Wednesday, December 13, 2006

i'm very curious, are some people i know of, really taking care of themselves? is the habit of buying gizmos a good thing? will these same gizmos take care of the possible financial strain when something bad happens?

a person earning thousands of dollars a month - is a hundred-plus dollars a year an amount that is duly called "can't afford"?

there are many funny people out there.

Thursday, December 07, 2006

it's odd, some people. let me share a case study without mentioning names.

this friend, was once employed. married, had a kid. left his job in malaysia, came to singapore. couldn't get a job for quite a while. on and off, he'd type something similar to "stay the fark away" from him in regards to insurance or whatever while he's not employed. fair enough. i can't be bothered about him, but his 1 year old child.

he then got a job. good, i thought for him. not that i want to have him as a client, but to know his wife can take a breather (i know the wife too long before).

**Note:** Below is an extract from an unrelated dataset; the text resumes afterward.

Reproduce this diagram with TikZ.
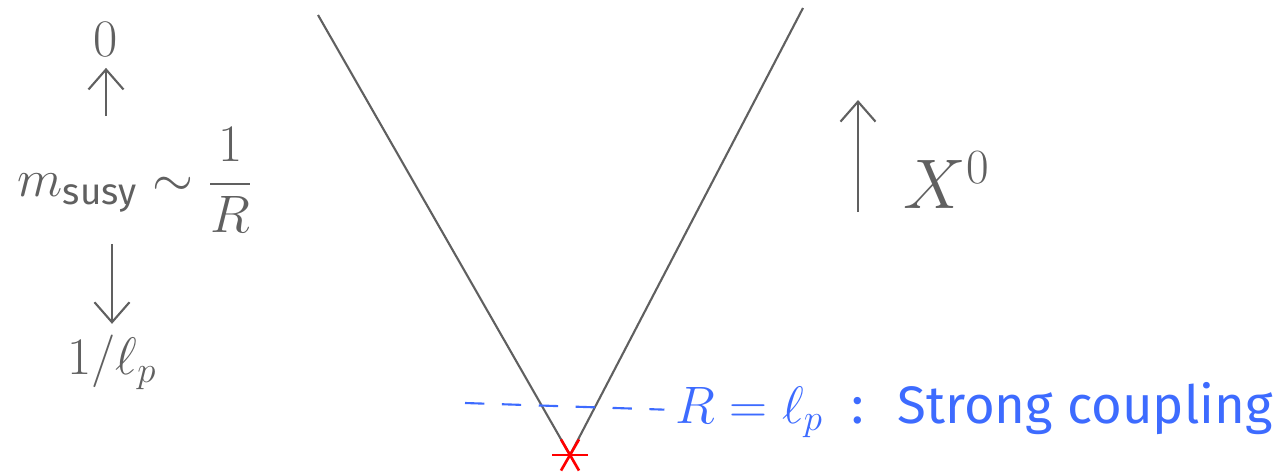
\RequirePackage{fix-cm}
\documentclass[tikz,border=0pt]{standalone}
\usepackage{amsmath,amssymb}
\usepackage{fontspec}
\setmainfont{Fira Sans}
\usepackage{xcolor}
\usepackage{tikz}
\usetikzlibrary{arrows.meta,positioning,calc}
\definecolor{pen}{HTML}{606060}
\definecolor{ink}{HTML}{3D6BFF}

\begin{document}
\begin{tikzpicture}[x=0.02cm, y=-0.02cm,
  lbl/.style={text=pen, font=\fontsize{30}{36}\selectfont, inner sep=2pt},
  note/.style={text=ink, font=\fontsize{30}{36}\selectfont, inner sep=0pt, anchor=west},
  arr/.style={-{Straight Barb[length=4mm,width=7mm]}, draw=pen, line width=1.2pt},
  cone/.style={draw=pen, line width=1.2pt}
]
\useasboundingbox (0,0) rectangle (1273,476);

% scale of masses on the left
\node[lbl] (msusy) at (135,180) {$m_{\mathrm{susy}} \sim \dfrac{1}{R}$};
\node[lbl] (zero) at (106,40) {$0$};
\node[lbl] (lp) at (112,362) {$1/\ell_p$};
\draw[arr, shorten <=4pt, shorten >=4pt] (zero |- msusy.north) -- (zero.south);
\draw[arr, shorten <=4pt, shorten >=4pt] (lp |- msusy.south) -- (lp.north);

% the cone and its tip
\coordinate (tip) at (570,455);
\coordinate (tl) at (318,15);
\coordinate (tr) at (803,8);
\draw[cone] (tl) -- (tip) -- (tr);
\foreach \a in {0,60,120}
  \draw[red, line width=1.5pt] ($(tip)+(\a:18)$) -- ($(tip)+(\a+180:18)$);

% time direction
\coordinate (tbot) at (858,212);
\coordinate (ttop) at (858,100);
\draw[arr] (tbot) -- (ttop);
\node[lbl, font=\fontsize{40}{48}\selectfont, anchor=west] (time) at (900,180) {$X^0$};

% strong coupling line
\coordinate (dstart) at (465,403);
\node[note] (strong) at (675,410) {$R = \ell_p$ \;:\; Strong coupling};
\draw[ink, line width=1.2pt, dash pattern=on 11pt off 10pt, shorten >=6pt] (dstart) -- (strong.west);
\end{tikzpicture}
\end{document}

while just letting him know of this claim that came out in the st forums last week, a person sent in the old mother for a heart bypass following a heart attack. the old dame passed away, and the family incurred a bill of 50,000 sgd. the writer essentially wrote in to the forums complaining that the claim granted was only 1428 sgd, which is only about 3% of the whole bill. for those who have nov 28's straits times, go have a look at the forums page. all the while i didn't ever mention, nor intend to have him as a client at all - notably for using the word "fark" without provocation.

after mentioning this case to him, his reply was "stay the fark away" and a whole lot of barrage. i've had enough of him.

i can choose friends, and just as importantly, i can choose clients too. it's ok to say "not interested", "can't care less" or something similar, but i draw the line at verbal abuse. this is both a client, and a "friend" i could do without.